REDLICH: We’re actually not sure. They have an emotional connection that goes beyond just professional and whether it went beyond that in the past or might in the future, we don’t know. But what we do know is Jason is trying to make his marriage work and he’s been with this woman since they were in high school and they’ll go through the problems and we’ll go through them with them.

You’ve said a few times that this is not a political show and it’s not going to get involved in the current situation.
CAVELL: It all comes back to the desire to be faithful to the guys and the guys we know, really, are apolitical.

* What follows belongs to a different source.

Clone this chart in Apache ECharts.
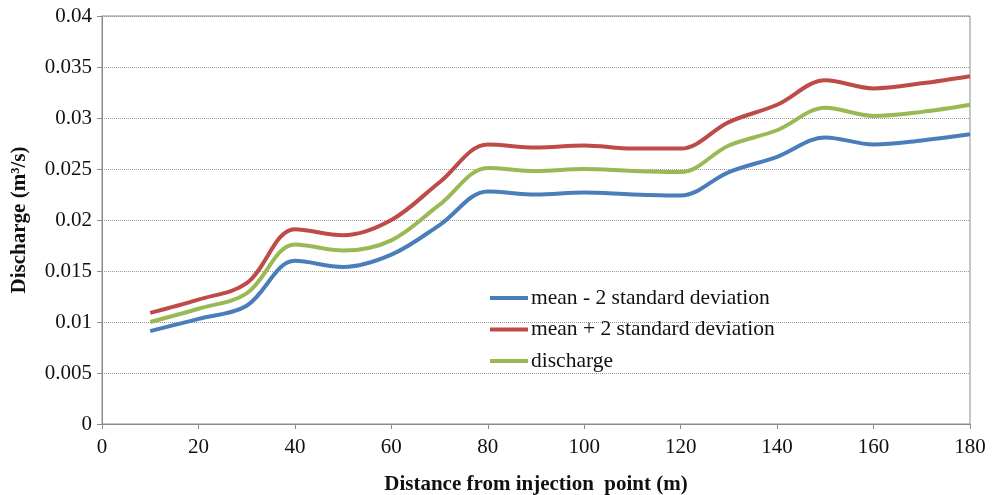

It’s not as though they’re making decisions about how they’re going to carry out these missions based on whether or not they voted for the guys who are sending them. Their work really transcends politics. Going after Osama Bin Laden, that’s really not a partisan issue. That’s just the forces of good and civilizations against evil!
REDLICH: We’re aware that what SEALs do in real life in many cases involves really familiar targets in Afghanistan and the Middle East but we’re trying to keep that broad. We’re not simply going after Arab terrorists every week or Muslim terrorists every week. The SEALs operate everywhere. They can operate in Eastern Europe, they operate in South America, and we’re making sure the missions reflect that.

Where, aside from the Middle East, have you been going?
CAVELL: We were laughing the other day because it felt like we really hadn’t done anything set in the Middle East for like six episodes and it was like, “Well, when are we going to go back to the Middle East?” We’re in Brazil, we’re in Africa, we’re in Paraguay, we’re in Estonia. Oh, and in the Philippines…
REDLICH: The fun of it is also the fun of how these guys do missions in different environments. So it’s like, not only do you get to write about great people but you get to get on boats and get helicoptered off of boats.